More art on my website: jalapfaff.com

Mondrian mood


Anyone in a...Mondrian mood today?


More art on my website: jalapfaff.com

Early moon


As I locked my car door in the grocery store parking lot a few days ago, I happened to glance up toward the east and saw this amazing early-evening moon rising... It was a marvelous sight.

Sold.
More art on my website: jalapfaff.com

Tuesday, November 18, 2008

Jenny 2


The art school I attended for two years, Colorado Academy of Art, shut down unexpectedly this year, leaving those of us studying classical art technique rather SOL. Fortunately, one of our excellent teachers there, Michelle Philip, decided to start teaching again soon after the school's closing. If you're looking for great classical art classes in the Boulder area, take a look at her site, Classical Art Academy (listed in links). The only class I'm taking these days is one of hers, Alla Prima Portrait, once a week. It's known as the "adrenaline class"--you hardly get a chance to catch a breath or go to the restroom; you're mixing colors and applying them with tremendous haste. Only the observing cannot be hurried.

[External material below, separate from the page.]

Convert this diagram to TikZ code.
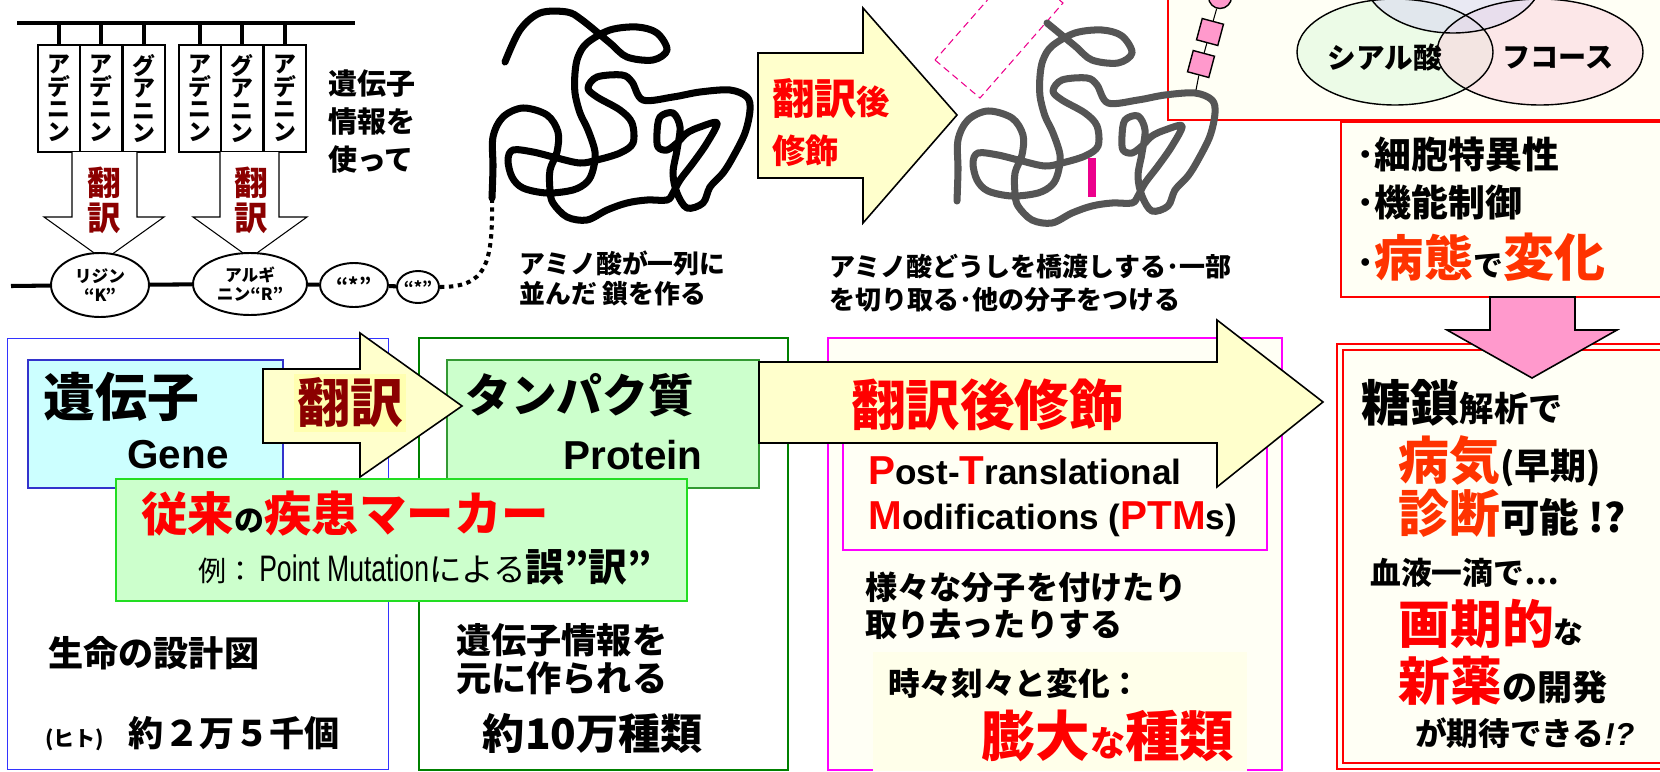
\documentclass[tikz,border=0pt]{standalone}
\usepackage{fontspec}
\setmainfont{Noto Sans CJK JP}
\newfontfamily\latinfont{Liberation Sans}
\newfontfamily\narrowfont[FakeStretch=0.72]{Liberation Sans}
\usetikzlibrary{shapes.geometric,positioning,calc}

\definecolor{arrowyellow}{HTML}{FFFFCC}
\definecolor{labelyellow}{HTML}{FFFFB0}
\definecolor{genefill}{HTML}{CCFFFF}
\definecolor{genedraw}{HTML}{3333CC}
\definecolor{geneouter}{HTML}{3333FF}
\definecolor{protfill}{HTML}{CCFFCC}
\definecolor{protdraw}{HTML}{339933}
\definecolor{protouter}{HTML}{008000}
\definecolor{markerdraw}{HTML}{22DD22}
\definecolor{ptmdraw}{HTML}{FF00FF}
\definecolor{cream}{HTML}{FFFFF5}
\definecolor{hugefill}{HTML}{FFFFEA}
\definecolor{glycan}{HTML}{FF99CC}
\definecolor{darkred}{HTML}{8B0000}
\definecolor{hotred}{HTML}{FF0000}
\definecolor{orangered}{HTML}{FF3300}
\definecolor{chaingray}{HTML}{555555}
\definecolor{mintfill}{HTML}{DDF8DD}
\definecolor{pinkfill}{HTML}{FAD4DE}
\definecolor{lilacfill}{HTML}{D8D8F2}

\newcommand{\fsz}[2]{\fontsize{#1pt}{#2pt}\selectfont}
\newcommand{\aden}{ア\\デ\\ニ\\ン}
\newcommand{\guan}{グ\\ア\\ニ\\ン}

% folded chain, whole
\newcommand{\chainfull}{plot[smooth, tension=0.55] coordinates {
  (492,198) (493,167) (493,137) (503,117) (523,108) (547,115) (558,132)
  (557,152) (550,170) (550,190) (553,203) (567,217) (587,220) (607,210)
  (627,203) (647,200) (667,200) (673,193) (680,180) (693,163) (707,143)
  (717,123) (700,127) (687,133) (677,143) (667,150) (658,147) (657,133)
  (660,117) (673,113) (680,127) (677,150) (673,173) (677,193) (687,208)
  (703,203) (710,187) (723,173) (733,157) (745,133) (750,110) (747,97)
  (730,90) (700,92) (673,97) (643,100) (632,82) (622,75) (597,77) (588,88)
  (597,97) (620,110) (632,123) (633,143) (620,153) (597,160) (580,163)
  (557,158) (533,152) (513,150) (508,160) (512,177) (523,188) (547,193)
  (573,190) (587,182) (593,170) (595,152) (588,130) (580,113) (575,93)
  (575,73) (578,57) (587,43) (610,30) (637,27) (657,33) (667,50) (653,60)
  (627,57) (610,43) (582,20) (567,12) (540,13) (520,30) (505,62)}}
% folded chain, end cut off
\newcommand{\chainbody}{plot[smooth, tension=0.55] coordinates {
  (492,198) (493,167) (493,137) (503,117) (523,108) (547,115) (558,132)
  (557,152) (550,170) (550,190) (553,203) (567,217) (587,220) (607,210)
  (627,203) (647,200) (667,200) (673,193) (680,180) (693,163) (707,143)
  (717,123) (700,127) (687,133) (677,143) (667,150) (658,147) (657,133)
  (660,117) (673,113) (680,127) (677,150) (673,173) (677,193) (687,208)
  (703,203) (710,187) (723,173) (733,157) (745,133) (750,110) (747,97)
  (730,90) (700,92) (673,97) (643,100) (632,82) (622,75) (597,77) (588,88)
  (597,97) (620,110) (632,123) (633,143) (620,153) (597,160) (580,163)
  (557,158) (533,152) (513,150) (508,160) (512,177) (523,188) (547,193)
  (573,190) (587,182) (593,170) (595,152) (588,130) (580,113) (575,93)
  (575,73) (578,57) (587,43) (610,30) (637,27) (657,33) (667,50) (653,60)
  (627,57) (610,43) (582,20)}}

\begin{document}
\begin{tikzpicture}[x=0.02cm, y=-0.02cm,
    cell/.style={rectangle, draw, fill=white, line width=0.6pt, minimum width=0.84cm, minimum height=2.14cm, inner sep=0pt, align=center, font=\bfseries\fsz{13}{12.8}},
    residue/.style={ellipse, draw, fill=white, line width=1.1pt, inner sep=0pt, align=center, font=\bfseries\fsz{9.5}{11}},
    downarrow/.style={draw, fill=white, line width=0.6pt},
    blockarrow/.style={draw, fill=arrowyellow, line width=0.9pt, line join=miter},
    chainline/.style={line width=4pt, line cap=round, line join=round},
    box/.style={rectangle, inner sep=0pt},
    redbox/.style={box, draw=hotred, fill=cream, line width=1.1pt},
    venn/.style={ellipse, fill opacity=0.55, inner sep=0pt},
    sugar/.style={rectangle, draw, fill=glycan, line width=0.8pt, minimum size=0.44cm, inner sep=0pt},
    txt/.style={anchor=west, inner sep=0pt, font=\bfseries},
    btxt/.style={anchor=base west, inner sep=0pt, font=\bfseries}
]
\useasboundingbox (0,0) rectangle (1660,771);

% Glycan sets
\node[redbox, minimum width=10.24cm, minimum height=2.8cm] (vennBox) at (1424,50) {};
\node[venn, fill=mintfill, minimum width=3.92cm, minimum height=2.12cm] (sialicSet) at (1395,52) {};
\node[venn, fill=pinkfill, minimum width=4.12cm, minimum height=2.12cm] (fucoseSet) at (1540,52) {};
\node[venn, fill=lilacfill, minimum width=3.6cm, minimum height=2.32cm] (topSet) at (1453,-25) {};
\draw[line width=0.8pt] (sialicSet.center) ellipse [x radius=98, y radius=53];
\draw[line width=0.8pt] (fucoseSet.center) ellipse [x radius=103, y radius=53];
\draw[line width=0.8pt] (topSet.center) ellipse [x radius=90, y radius=58];
\node[font=\bfseries\fsz{16.3}{16.3}] (sialic) at (1385,58) {シアル酸};
\node[font=\bfseries\fsz{16}{16}] (fucose) at (1558,58) {フコース};

% Traits
\node[redbox, minimum width=6.78cm, minimum height=3.5cm] (traitBox) at (1510.5,209.5) {};
\node[txt, font=\bfseries\fsz{21}{21}] (cellSpec) at (1356,155) {･細胞特異性};
\node[txt, font=\bfseries\fsz{21}{21}] (funcCtl) at (1356,202) {･機能制御};
\node[btxt] (disease) at (1356,276) {\fsz{21}{21}･\textcolor{orangered}{\fsz{28}{28}病態}\fsz{17}{17}で\textcolor{orangered}{\fsz{29}{29}変化}};

% Chains
\draw[chainline] \chainfull;
\draw[magenta, line width=0.6pt, dash pattern=on 4pt off 2.5pt] (935,60) -- (980,98) -- (1063,3) -- (1018,-35) -- cycle;
\draw[chainline, draw=chaingray, shift={(465,3)}] \chainbody;
\coordinate (link1) at (1092,158);
\coordinate (link2) at (1092,197);
\draw[magenta, line width=4.5pt] (link1) -- (link2);
\coordinate (glyStem) at (1196,90);
\node[sugar, rotate=-15] (glySq1) at (1201,64) {};
\node[sugar, rotate=-15] (glySq2) at (1210,32) {};
\node[sugar, circle, minimum size=0.46cm] (glyCirc) at (1220,-3) {};
\draw[line width=0.6pt] (glyStem) -- (glySq1) -- (glySq2) -- (glyCirc);

% Codons
\coordinate (barL) at (17,23);
\coordinate (barR) at (355,23);
\draw[line width=2.3pt] (barL) -- (barR);
\foreach \x/\base [count=\i] in {59/\aden, 101/\aden, 144/\guan, 200/\aden, 242/\guan, 285/\aden} {
  \node[cell] (c\i) at (\x,98.5) {\base};
  \draw[line width=2pt] (c\i.north) -- (c\i.north |- barL);
}

% Translation arrows
\draw[downarrow] (72,152) -- (72,217) -- (44,217) -- (104,260) -- (164,217) -- (137,217) -- (137,152);
\draw[downarrow] (220,152) -- (220,217) -- (193,217) -- (250,258) -- (307,217) -- (279,217) -- (279,152);
\node[align=center, text=darkred, font=\bfseries\fsz{19}{19.8}] (trans1) at (104,200) {翻\\訳};
\node[align=center, text=darkred, font=\bfseries\fsz{19}{19.8}] (trans2) at (251,200) {翻\\訳};

% Residues
\node[residue, minimum width=1.96cm, minimum height=1.28cm] (k) at (100,285) {リジン\\“K”};
\node[residue, minimum width=2.28cm, minimum height=1.24cm] (r) at (250,284) {アルギ\\ニン“R”};
\node[residue, minimum width=1.36cm, minimum height=0.88cm, font=\bfseries\fsz{11}{11}] (s1) at (354,285) {“*”};
\node[residue, minimum width=0.84cm, minimum height=0.64cm, font=\bfseries\fsz{9}{9}] (s2) at (418,287) {“*”};
\coordinate (pepL) at (11,286);
\coordinate (chainA) at (492,198);
\draw[line width=2.3pt] (pepL) -- (k) -- (r) -- (s1) -- (s2);
\draw[line width=2.3pt, dash pattern=on 2.5pt off 2.6pt] (s2.east) .. controls (486,287) and (493,265) .. (chainA);

\node[txt, align=left, font=\bfseries\fsz{16.5}{21.8}] (useInfo) at (328,121.5) {遺伝子\\情報を\\使って};
\node[txt, align=left, font=\bfseries\fsz{14.7}{17}] (chainText) at (519,278) {アミノ酸が一列に\\並んだ 鎖を作る};
\node[txt, align=left, font=\bfseries\fsz{14.8}{18.7}] (modText) at (829,283) {アミノ酸どうしを橋渡しする･一部\\を切り取る･他の分子をつける};

% Modification arrow (top)
\draw[blockarrow] (758,53) -- (863,53) -- (863,8) -- (957,115) -- (863,223) -- (863,178) -- (758,178) -- cycle;
\node[btxt, text=hotred] (ptmTop1) at (772,114) {\fsz{24}{24}翻訳\fsz{19}{19}後};
\node[btxt, text=hotred] (ptmTop2) at (772,163) {\fsz{19}{19}修飾};

% Panels
\node[box, draw=geneouter, line width=0.6pt, minimum width=7.64cm, minimum height=8.64cm] (geneOuter) at (198,554) {};
\node[box, draw=protouter, line width=1.3pt, minimum width=7.38cm, minimum height=8.64cm] (protOuter) at (603.5,554) {};
\node[box, draw=ptmdraw, fill=cream, line width=1.3pt, minimum width=9.08cm, minimum height=8.64cm] (ptmOuter) at (1055,554) {};
\node[redbox, line width=1.6pt, minimum width=6.86cm, minimum height=8.5cm] (hopeOuter) at (1508.5,556.5) {};
\node[box, draw=hotred, line width=1.1pt, minimum width=6.74cm, minimum height=8.26cm] (hopeInner) at (1511.5,556.5) {};
\node[box, fill=hugefill, minimum width=7.48cm, minimum height=2.38cm] (hugeBg) at (1060,711.5) {};
\node[box, draw=ptmdraw, line width=1.1pt, minimum width=8.48cm, minimum height=2.6cm] (ptmInner) at (1055,485) {};

% Gene
\node[box, draw=genedraw, fill=genefill, line width=1.3pt, minimum width=5.1cm, minimum height=2.56cm] (geneBox) at (155.5,424) {};
\node[txt, font=\bfseries\fsz{29.5}{30}] (geneJa) at (43,397) {遺伝子};
\node[font=\latinfont\bfseries\fsz{23}{23}] (geneEn) at (178,455) {Gene};
\node[txt, font=\bfseries\fsz{20}{20}] (blueprint) at (48,653) {生命の設計図};
\node[btxt] (geneCount) at (45,746) {\fsz{12}{12}(ヒト)\hspace{14pt}\fsz{20}{20}約２万５千個};

% Protein
\node[box, draw=protdraw, fill=protfill, line width=1.3pt, minimum width=6.24cm, minimum height=2.56cm] (protBox) at (603,424) {};
\node[txt, font=\bfseries\fsz{26}{26}] (protJa) at (465,395) {タンパク質};
\node[font=\latinfont\bfseries\fsz{23}{23}] (protEn) at (633,455) {Protein};
\node[txt, align=left, font=\bfseries\fsz{20}{21.5}] (protOrigin) at (456,659) {遺伝子情報を\\元に作られる};
\node[font=\bfseries\fsz{24}{24}] (protCount) at (593,733) {約10万種類};

% Translation arrow
\draw[blockarrow] (263,369) -- (360,369) -- (360,333) -- (462,406) -- (360,477) -- (360,443) -- (263,443) -- cycle;
\node[fill=labelyellow, inner sep=2pt, text=darkred, font=\bfseries\fsz{30}{30}] (transLbl) at (350,403) {翻訳};

% Conventional markers
\node[box, draw=markerdraw, fill=protfill, line width=1.4pt, minimum width=11.42cm, minimum height=2.44cm] (markerBox) at (401.5,540) {};
\node[btxt] (markerHead) at (141,531) {\textcolor{hotred}{\fsz{26.5}{27}従来}\fsz{17}{17}の\textcolor{hotred}{\fsz{27}{27}疾患マーカー}};
\node[btxt, font=\mdseries] (markerEx) at (198,581) {\fsz{16}{16}例：\,{\narrowfont\fsz{21}{21}Point Mutation}\fsz{18.5}{18.5}による{\bfseries\fsz{22}{22}誤”訳”}};

% PTM arrow and panel
\draw[blockarrow] (759,362) -- (1217,362) -- (1217,320) -- (1323,402) -- (1217,487) -- (1217,443) -- (759,443) -- cycle;
\node[txt, text=hotred, font=\bfseries\fsz{31}{31}] (ptmJa) at (851,405) {翻訳後修飾};
\node[txt, align=left, font=\latinfont\bfseries\fsz{20}{25.5}] (ptmEn) at (868,497) {\textcolor{hotred}{\fsz{23}{25.5}P}ost-\textcolor{hotred}{\fsz{23}{25.5}T}ranslational\\\textcolor{hotred}{\fsz{23}{25.5}M}odifications (\textcolor{hotred}{\fsz{23}{25.5}PTM}s)};
\node[txt, align=left, font=\bfseries\fsz{18.3}{21.5}] (ptmDesc) at (865,606) {様々な分子を付けたり\\取り去ったりする};
\node[txt, font=\bfseries\fsz{18}{18}] (ptmChange) at (888,683) {時々刻々と変化：};
\node[btxt, text=hotred] (ptmHuge) at (981,756) {\fsz{31}{31}膨大\fsz{20}{20}な\fsz{31}{31}種類};

% Outlook
\node[btxt] (glycoLbl) at (1361,421) {\fsz{28}{28}糖鎖\fsz{19.5}{19.5}解析で};
\node[btxt] (diagLbl1) at (1398,479) {\textcolor{orangered}{\fsz{29}{29}病気}\fsz{20.5}{20.5}(早期)};
\node[btxt] (diagLbl2) at (1398,532) {\textcolor{orangered}{\fsz{29}{29}診断}\fsz{22.5}{22.5}可能 !?};
\node[txt, font=\bfseries\fsz{17.5}{17.5}] (bloodLbl) at (1370,573) {血液一滴で…};
\node[btxt] (drugLbl1) at (1398,643) {\textcolor{hotred}{\fsz{29.5}{29.5}画期的}\fsz{17}{17}な};
\node[btxt] (drugLbl2) at (1398,700) {\textcolor{hotred}{\fsz{29.5}{29.5}新薬}\fsz{20}{20}の開発};
\node[txt, font=\bfseries\fsz{18}{18}] (expectLbl) at (1415,733) {が期待できる{\latinfont\bfseries\itshape !?}};

% Down arrow
\draw[blockarrow, fill=glycan] (1490,297) -- (1575,297) -- (1575,330) -- (1617,330) -- (1532,378) -- (1447,330) -- (1490,330) -- cycle;

\end{tikzpicture}
\end{document}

More art on my website: jalapfaff.com

Channeling Cezanne?


I didn't set out to do an impressionist-style painting, but that's kind of what this turned out to be (except I think they didn't really do dark shadows). Interesting. Although I tried my best photographing it, it has in reality a liveliness and quality of light that was impossible to capture photographically. Oh well--guess you'll have to see it in person.

More art on my website: jalapfaff.com

Monday, November 17, 2008

Mediterranean


This time of year here in Boulder, I'd normally be longing for the Mediterranean (this pastel is called "Mediterranean 3"; 3 because--surprise--there are two others I've done so far), but this fall so far we're experiencing what must be either global warming or else just plain good luck--we've been having goooooorgeous weather.


More art on my website: jalapfaff.com

Sunday, November 16, 2008

The art studio


What does your art studio (or art space) look like?

We are incredibly fortunate to have an actual art studio as part of our house. Granted, it also doubles as general storage and Where The Hell Do We Put That Stuff While We Decide What To Do With It space. Hence (and I can use this as my excuse), it's always pretty messy. The Husband was teasing me about that fact, and it does seem a bit odd, because in the rest of my life I like to be rather neat, but it's true--the studio is often a disaster. HOWEVER, I do know where (most) everything that I need is. (And NB: these pics are just a couple of days AFTER I did a pretty major cleaning/reorganizing in there.)

Anyway, I was recently reading a small book called Living the Artist's Life (by Paul Dorrell). It's a rather opinionated, all-over-the-place piece of writing, but it had its moments. One I especially appreciated was how you go into these museums and see these wonderful works of art in these very special spaces designed just for the piece of artwork, or at least arranged to complement it, and you're not supposed to touch it, and everything is very clean and "manicured," etc.  So one thing I really liked was when the author of this book reminded us readers that every single piece of art you see in the museum came from someone's messy art studio somewhere. And that not only did a beautiful piece come from a messy, cluttered, disorganized, possibly dirty space, but that sometimes that was the only worthwhile piece that ever came out of that studio.

So what does all this mean? Possibly just that when we make two or three things in our life that are rather wonderful, we should feel perfectly satisfied.

More art on my website: jalapfaff.com

Saturday, November 15, 2008

First post!



Like many new bloggers before me, tonight I take the first steps in this auspicious and sometimes extremely frustrating technological journey. Welcome to my art blog. "Art every day"--doing, thinking about, looking at. Art Saves Lives, I once saw on a bumper sticker. I think it's true. Or at least that it's possible.
Tonight's painting I did was an oil, called Slightly Overripe Pear, because, well, that's what it was. We should've eaten it a few days ago. There's something about pears and bananas--when they get even, say, half a day beyond perfect, they kind of repel me.